→ **Your goal**:
Nothing but the lines from the top of the data to the line holding "ax = fig.add_axes([95" should be printed, word for word and both ends included; leave the pictures out.

→ **Exercise material**:
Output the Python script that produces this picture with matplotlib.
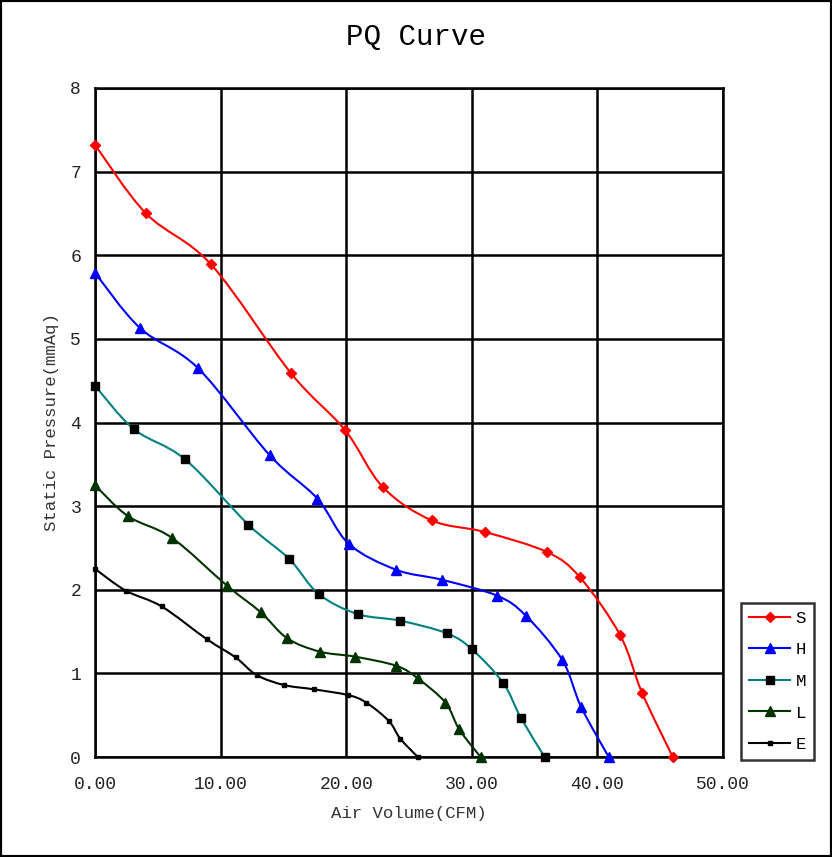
import matplotlib
matplotlib.use("Agg")
import matplotlib.pyplot as plt
from matplotlib.path import Path
from matplotlib.patches import PathPatch, Rectangle
from matplotlib.lines import Line2D
import numpy as np

plt.rcParams['font.family'] = ['Liberation Mono', 'DejaVu Sans Mono']

# PQ data (CFM, mmAq)
s_x = [0.0, 4.06, 9.24, 15.6, 19.9, 22.9, 26.8, 31.05, 36.0, 38.6, 41.8, 43.55, 46.0]
s_y = [7.32, 6.50, 5.89, 4.59, 3.91, 3.23, 2.83, 2.69, 2.45, 2.15, 1.46, 0.77, 0.0]

h_x = [0.0, 3.58, 8.2, 13.9, 17.7, 20.2, 23.96, 27.6, 32.0, 34.3, 37.2, 38.7, 40.9]
h_y = [5.79, 5.13, 4.65, 3.61, 3.09, 2.55, 2.24, 2.12, 1.93, 1.69, 1.16, 0.60, 0.0]

m_x = [0.0, 3.1, 7.17, 12.2, 15.45, 17.8, 20.9, 24.3, 28.0, 30.0, 32.5, 33.9, 35.8]
m_y = [4.44, 3.92, 3.56, 2.78, 2.37, 1.95, 1.71, 1.63, 1.48, 1.29, 0.885, 0.47, 0.0]

l_x = [0.0, 2.63, 6.13, 10.5, 13.2, 15.3, 17.9, 20.7, 24.0, 25.7, 27.9, 29.0, 30.7]
l_y = [3.25, 2.88, 2.62, 2.05, 1.73, 1.42, 1.26, 1.20, 1.09, 0.94, 0.65, 0.33, 0.0]

e_x = [0.0, 2.44, 5.31, 8.89, 11.2, 12.87, 15.07, 17.4, 20.17, 21.6, 23.4, 24.3, 25.7]
e_y = [2.25, 1.99, 1.80, 1.41, 1.19, 0.98, 0.86, 0.81, 0.74, 0.65, 0.43, 0.22, 0.0]

names = ["S", "H", "M", "L", "E"]
colors = ["#ff0000", "#0000ff", "#008080", "#003300", "#000000"]
marker_colors = ["#ff0000", "#0000ff", "#000000", "#003300", "#000000"]
markers = ["D", "^", "s", "^", "s"]
msizes = [5, 7, 6, 7, 3]


def smooth_path(xs, ys):
    # excel-like smoothed line: catmull-rom segments as cubic beziers
    p = np.column_stack([xs, ys])
    verts = [p[0]]
    codes = [Path.MOVETO]
    n = len(p)
    for i in range(n - 1):
        p0 = p[i - 1] if i > 0 else p[i]
        p1 = p[i]
        p2 = p[i + 1]
        p3 = p[i + 2] if i + 2 < n else p[i + 1]
        verts += [p1 + (p2 - p0) / 6, p2 - (p3 - p1) / 6, p2]
        codes += [Path.CURVE4] * 3
    return Path(verts, codes)


fig = plt.figure(figsize=(8.32, 8.57), dpi=100)
ax = fig.add_axes([95 / 832, 100 / 857, 628 / 832, 669 / 857])

series = [(s_x, s_y), (h_x, h_y), (m_x, m_y), (l_x, l_y), (e_x, e_y)]
handles = []
for (xs, ys), nm, c, mc, mk, ms in zip(series, names, colors, marker_colors, markers, msizes):
    ax.add_patch(PathPatch(smooth_path(xs, ys), facecolor="none", edgecolor=c,
                           lw=1.5, zorder=3, clip_on=False))
    ax.plot(xs, ys, ls="none", marker=mk, ms=ms, color=mc, zorder=4, clip_on=False)
    handles.append(Line2D([], [], color=c, lw=1.5, marker=mk, ms=ms,
                          markerfacecolor=mc, markeredgecolor=mc, label=nm))

ax.set_xlim(0, 50)
ax.set_ylim(0, 8)
ax.set_xticks(np.arange(0, 51, 10))
ax.set_xticklabels(["%.2f" % v for v in np.arange(0, 51, 10)])
ax.set_yticks(range(0, 9))
ax.tick_params(length=0, labelsize=13, colors="#222222")
ax.tick_params(axis="x", pad=14)
ax.tick_params(axis="y", pad=10)
ax.grid(True, color="black", lw=1.8)
ax.set_axisbelow(True)
for sp in ax.spines.values():
    sp.set_linewidth(1.8)

ax.set_xlabel("Air Volume(CFM)", fontsize=12.5, color="#333333", labelpad=9)
ax.set_ylabel("Static Pressure(mmAq)", fontsize=12.5, color="#333333", labelpad=8)
fig.text(0.5, 1 - 37 / 857, "PQ Curve", fontsize=21, ha="center", va="center")

leg = fig.legend(handles=handles, loc="lower left",
                 bbox_to_anchor=(741 / 832, 97 / 857), bbox_transform=fig.transFigure,
                 borderaxespad=0, fontsize=12.5, frameon=True, fancybox=False,
                 handlelength=2.4, borderpad=0.45, labelspacing=0.95, handletextpad=0.3)
leg.get_frame().set_edgecolor("black")
leg.get_frame().set_linewidth(1.8)

fig.add_artist(Rectangle((0, 0), 1, 1, transform=fig.transFigure, fill=False,
                         lw=3, edgecolor="black"))

fig.savefig("out.png", dpi=100)
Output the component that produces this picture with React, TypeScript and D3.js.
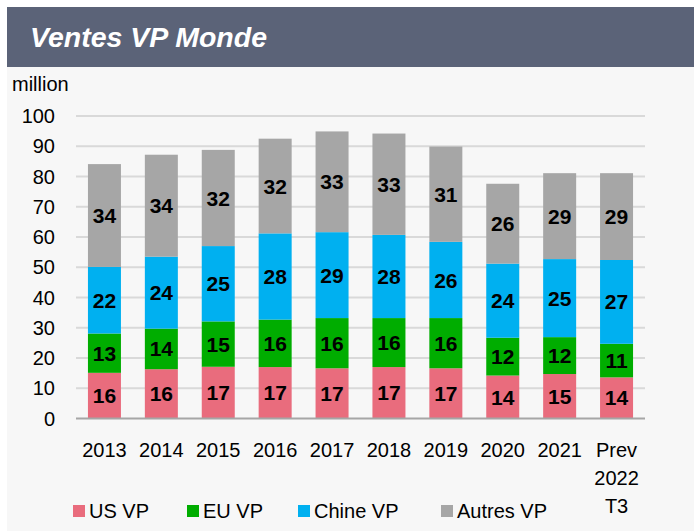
import React from "react";
import * as d3 from "d3";

const width = 694;
const height = 531;

const years = ["2013", "2014", "2015", "2016", "2017", "2018", "2019", "2020", "2021", "Prev 2022 T3"];
const seriesNames = ["US VP", "EU VP", "Chine VP", "Autres VP"];
const colors = ["#e96c7d", "#00ad00", "#00b0f0", "#a6a6a6"];

// bar heights
const usVP = [15.1, 16.3, 17.1, 17.0, 16.6, 17.0, 16.6, 14.2, 14.7, 13.6];
const euVP = [13.0, 13.4, 15.0, 15.7, 16.6, 16.2, 16.6, 12.5, 12.2, 11.1];
const chineVP = [22.0, 23.8, 24.9, 28.5, 28.4, 27.5, 25.2, 24.5, 25.8, 27.7];
const autresVP = [34.0, 33.7, 31.8, 31.3, 33.3, 33.5, 31.5, 26.4, 28.4, 28.7];

// data labels as printed
const usLabels = [16, 16, 17, 17, 17, 17, 17, 14, 15, 14];
const euLabels = [13, 14, 15, 16, 16, 16, 16, 12, 12, 11];
const chineLabels = [22, 24, 25, 28, 29, 28, 26, 24, 25, 27];
const autresLabels = [34, 34, 32, 32, 33, 33, 31, 26, 29, 29];

const yTicks = [0, 10, 20, 30, 40, 50, 60, 70, 80, 90, 100];

const plot = { left: 76, right: 645, top: 116, bottom: 418.5 };
const font = "'Liberation Sans', Arial, sans-serif";

export default function App() {
  const x = d3
    .scaleBand()
    .domain(years)
    .range([plot.left, plot.right])
    .paddingInner(0.42)
    .paddingOuter(0.21);
  const y = d3.scaleLinear().domain([0, 100]).range([plot.bottom, plot.top]);

  const rows = years.map((yr, i) => ({
    year: yr,
    s0: usVP[i],
    s1: euVP[i],
    s2: chineVP[i],
    s3: autresVP[i],
  }));
  const labels = [usLabels, euLabels, chineLabels, autresLabels];
  const stacked = d3.stack().keys(["s0", "s1", "s2", "s3"])(rows as any);

  return (
    <svg
      width={width}
      height={height}
      style={{ position: "absolute", left: 0, top: 0, display: "block" }}
      fontFamily={font}
    >
      <rect x={0} y={0} width={width} height={height} fill="#ffffff" />
      <rect x={7} y={7} width={width - 7} height={height - 7} fill="#f7f7f7" />
      <rect x={7} y={7} width={width - 7} height={60} fill="#5b6378" />
      <text
        x={30}
        y={47}
        fill="#ffffff"
        fontSize={28.5}
        fontWeight="bold"
        fontStyle="italic"
      >
        Ventes VP Monde
      </text>
      <text x={12} y={91} fontSize={20} fill="#000">
        million
      </text>

      {yTicks.map((t) => (
        <g key={t}>
          {t > 0 && (
            <line
              x1={plot.left}
              x2={plot.right}
              y1={y(t)}
              y2={y(t)}
              stroke="#d9d9d9"
              strokeWidth={2}
            />
          )}
          <text
            x={55}
            y={y(t)}
            dy="0.35em"
            textAnchor="end"
            fontSize={20}
            fill="#000"
          >
            {t}
          </text>
        </g>
      ))}

      {stacked.map((layer, si) =>
        layer.map((d, i) => (
          <rect
            key={`${si}-${i}`}
            x={x(years[i])}
            y={y(d[1])}
            width={x.bandwidth()}
            height={y(d[0]) - y(d[1])}
            fill={colors[si]}
          />
        ))
      )}

      {stacked.map((layer, si) =>
        layer.map((d, i) => (
          <text
            key={`l${si}-${i}`}
            x={(x(years[i]) as number) + x.bandwidth() / 2}
            y={y((d[0] + d[1]) / 2)}
            dy="0.36em"
            textAnchor="middle"
            fontSize={21}
            fontWeight="bold"
            fill="#000"
          >
            {labels[si][i]}
          </text>
        ))
      )}

      <line
        x1={plot.left}
        x2={plot.right}
        y1={y(0)}
        y2={y(0)}
        stroke="#a6a6a6"
        strokeWidth={2}
      />

      {years.map((yr) =>
        yr.split(" ").map((part, k) => (
          <text
            key={`${yr}-${k}`}
            x={(x(yr) as number) + x.bandwidth() / 2}
            y={450 + k * 28}
            dy="0.35em"
            textAnchor="middle"
            fontSize={20}
            fill="#000"
          >
            {part}
          </text>
        ))
      )}

      {seriesNames.map((name, i) => {
        const lx = [73, 187, 298, 441][i];
        return (
          <g key={name}>
            <rect x={lx} y={505} width={12} height={12} fill={colors[i]} />
            <text x={lx + 16} y={511} dy="0.35em" fontSize={20} fill="#000">
              {name}
            </text>
          </g>
        );
      })}
    </svg>
  );
}
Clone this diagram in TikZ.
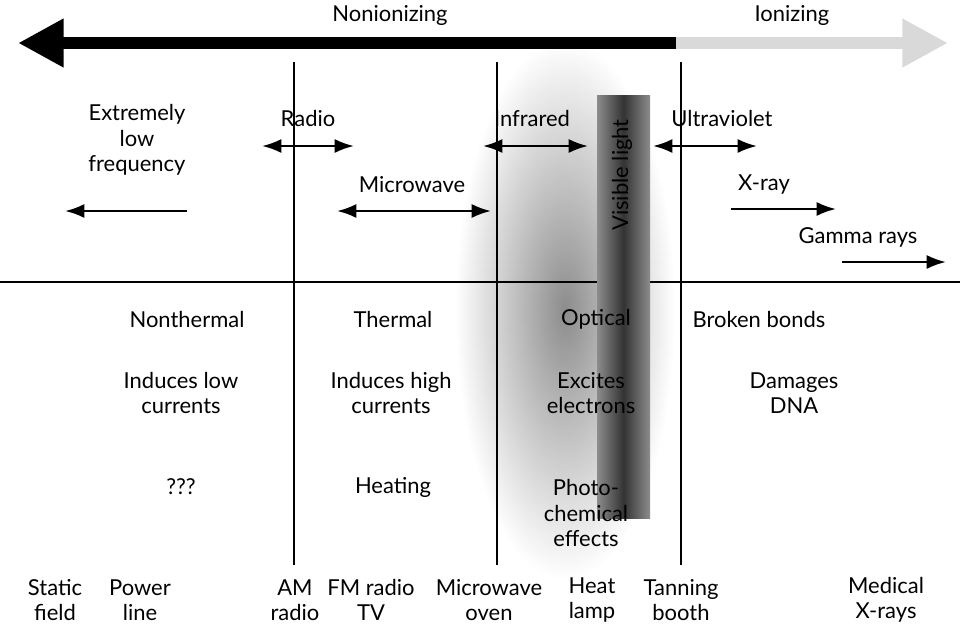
\documentclass[tikz,border=0pt]{standalone}
\usepackage{fontspec}
\setmainfont{Lato}
\usetikzlibrary{arrows.meta}
\tikzset{
  lbl/.style={align=center, font=\fontsize{12.5}{14.5}\selectfont, inner sep=1pt},
  band/.style={-{Latex[length=11pt,width=8pt]}, line width=1.4pt},
  bands/.style={{Latex[length=11pt,width=8pt]}-{Latex[length=11pt,width=8pt]}, line width=1.4pt},
  divider/.style={line width=0.8pt}
}
\begin{document}
\begin{tikzpicture}[x=0.02cm,y=-0.02cm]
\useasboundingbox (0,0) rectangle (960,630);
% glow behind the visible band
\shade[inner color=black!45, outer color=white] (565,310) ellipse (110 and 270);
% dividers
\draw[divider] (0,282) -- (960,282);
\foreach \xx in {294,497,681} \draw[divider] (\xx,62) -- (\xx,565);
% top arrow
\coordinate (split) at (676,43);
\coordinate (nonend) at (18,43);
\coordinate (ionend) at (948,43);
\draw[-{Triangle[length=26pt,width=26pt]}, line width=7pt, black!15] (split) -- (ionend);
\draw[-{Triangle[length=26pt,width=26pt]}, line width=7pt] (split) -- (nonend);
\node[lbl] (nonion) at (390,15) {Nonionizing};
\node[lbl] (ion) at (792,15) {Ionizing};
% visible light bar
\shade[left color=black!45, right color=black!45, middle color=black!80] (597,95) rectangle (650,518);
\node[lbl, rotate=90] (vis) at (622,175) {Visible light};
% band arrows
\coordinate (elfA) at (187,211); \coordinate (elfB) at (65,211);
\coordinate (radA) at (262,146); \coordinate (radB) at (354,146);
\coordinate (micA) at (337,211); \coordinate (micB) at (491,211);
\coordinate (infA) at (483,146); \coordinate (infB) at (588,146);
\coordinate (uvA) at (653,146);  \coordinate (uvB) at (757,146);
\coordinate (xrA) at (731,209);  \coordinate (xrB) at (836,209);
\coordinate (gaA) at (842,262);  \coordinate (gaB) at (946,262);
\draw[band] (elfA) -- (elfB);
\draw[bands] (radA) -- (radB);
\draw[bands] (micA) -- (micB);
\draw[bands] (infA) -- (infB);
\draw[bands] (uvA) -- (uvB);
\draw[band] (xrA) -- (xrB);
\draw[band] (gaA) -- (gaB);
\node[lbl] (elf) at (137,140) {Extremely\\low\\frequency};
\node[lbl] (radio) at (308,118) {Radio};
\node[lbl] (micro) at (412,185) {Microwave};
\node[lbl] (infra) at (532,118) {Infrared};
\node[lbl] (uv) at (722,118) {Ultraviolet};
\node[lbl] (xray) at (764,185) {X-ray};
\node[lbl] (gamma) at (858,237) {Gamma rays};
% effects
\node[lbl] (nonth) at (187,319) {Nonthermal};
\node[lbl] (therm) at (393,319) {Thermal};
\node[lbl] (opt) at (596,319) {Optical};
\node[lbl] (bond) at (759,319) {Broken bonds};
\node[lbl] (lowc) at (181,393) {Induces low\\currents};
\node[lbl] (highc) at (391,393) {Induces high\\currents};
\node[lbl] (exc) at (591,393) {Excites\\electrons};
\node[lbl] (dna) at (794,393) {Damages\\DNA};
\node[lbl] (unk) at (181,487) {???};
\node[lbl] (heat) at (393,487) {Heating};
\node[lbl] (photo) at (586,513) {Photo-\\chemical\\effects};
% sources
\node[lbl] (stat) at (55,600) {Static\\field};
\node[lbl] (pow) at (140,600) {Power\\line};
\node[lbl] (am) at (295,600) {AM\\radio};
\node[lbl] (fm) at (371,600) {FM radio\\TV};
\node[lbl] (mw) at (489,600) {Microwave\\oven};
\node[lbl] (hl) at (592,600) {Heat\\lamp};
\node[lbl] (tan) at (681,600) {Tanning\\booth};
\node[lbl] (med) at (886,600) {Medical\\X-rays};
\end{tikzpicture}
\end{document}
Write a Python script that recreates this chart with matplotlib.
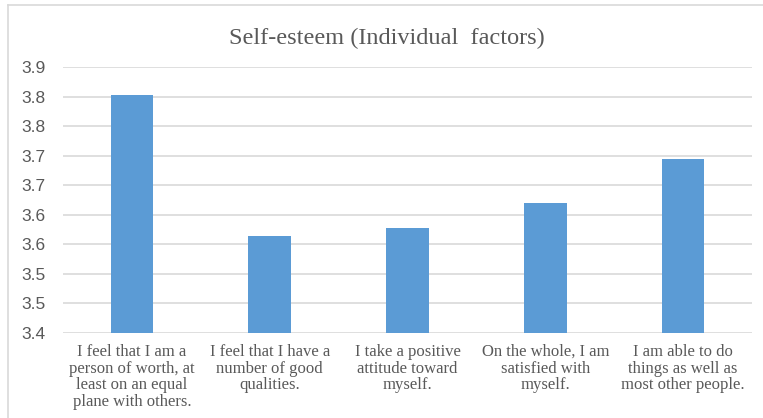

→ **The result**:
Output the Python script that produces this picture with matplotlib.
import matplotlib
matplotlib.use("Agg")
import matplotlib.pyplot as plt
from matplotlib.path import Path
from matplotlib.patches import PathPatch, Rectangle
from matplotlib.lines import Line2D
import numpy as np

plt.rcParams['font.family'] = ['Liberation Mono', 'DejaVu Sans Mono']

# PQ data (CFM, mmAq)
s_x = [0.0, 4.06, 9.24, 15.6, 19.9, 22.9, 26.8, 31.05, 36.0, 38.6, 41.8, 43.55, 46.0]
s_y = [7.32, 6.50, 5.89, 4.59, 3.91, 3.23, 2.83, 2.69, 2.45, 2.15, 1.46, 0.77, 0.0]

h_x = [0.0, 3.58, 8.2, 13.9, 17.7, 20.2, 23.96, 27.6, 32.0, 34.3, 37.2, 38.7, 40.9]
h_y = [5.79, 5.13, 4.65, 3.61, 3.09, 2.55, 2.24, 2.12, 1.93, 1.69, 1.16, 0.60, 0.0]

m_x = [0.0, 3.1, 7.17, 12.2, 15.45, 17.8, 20.9, 24.3, 28.0, 30.0, 32.5, 33.9, 35.8]
m_y = [4.44, 3.92, 3.56, 2.78, 2.37, 1.95, 1.71, 1.63, 1.48, 1.29, 0.885, 0.47, 0.0]

l_x = [0.0, 2.63, 6.13, 10.5, 13.2, 15.3, 17.9, 20.7, 24.0, 25.7, 27.9, 29.0, 30.7]
l_y = [3.25, 2.88, 2.62, 2.05, 1.73, 1.42, 1.26, 1.20, 1.09, 0.94, 0.65, 0.33, 0.0]

e_x = [0.0, 2.44, 5.31, 8.89, 11.2, 12.87, 15.07, 17.4, 20.17, 21.6, 23.4, 24.3, 25.7]
e_y = [2.25, 1.99, 1.80, 1.41, 1.19, 0.98, 0.86, 0.81, 0.74, 0.65, 0.43, 0.22, 0.0]

names = ["S", "H", "M", "L", "E"]
colors = ["#ff0000", "#0000ff", "#008080", "#003300", "#000000"]
marker_colors = ["#ff0000", "#0000ff", "#000000", "#003300", "#000000"]
markers = ["D", "^", "s", "^", "s"]
msizes = [5, 7, 6, 7, 3]


def smooth_path(xs, ys):
    # excel-like smoothed line: catmull-rom segments as cubic beziers
    p = np.column_stack([xs, ys])
    verts = [p[0]]
    codes = [Path.MOVETO]
    n = len(p)
    for i in range(n - 1):
        p0 = p[i - 1] if i > 0 else p[i]
        p1 = p[i]
        p2 = p[i + 1]
        p3 = p[i + 2] if i + 2 < n else p[i + 1]
        verts += [p1 + (p2 - p0) / 6, p2 - (p3 - p1) / 6, p2]
        codes += [Path.CURVE4] * 3
    return Path(verts, codes)


fig = plt.figure(figsize=(8.32, 8.57), dpi=100)
ax = fig.add_axes([95 / 832, 100 / 857, 628 / 832, 669 / 857])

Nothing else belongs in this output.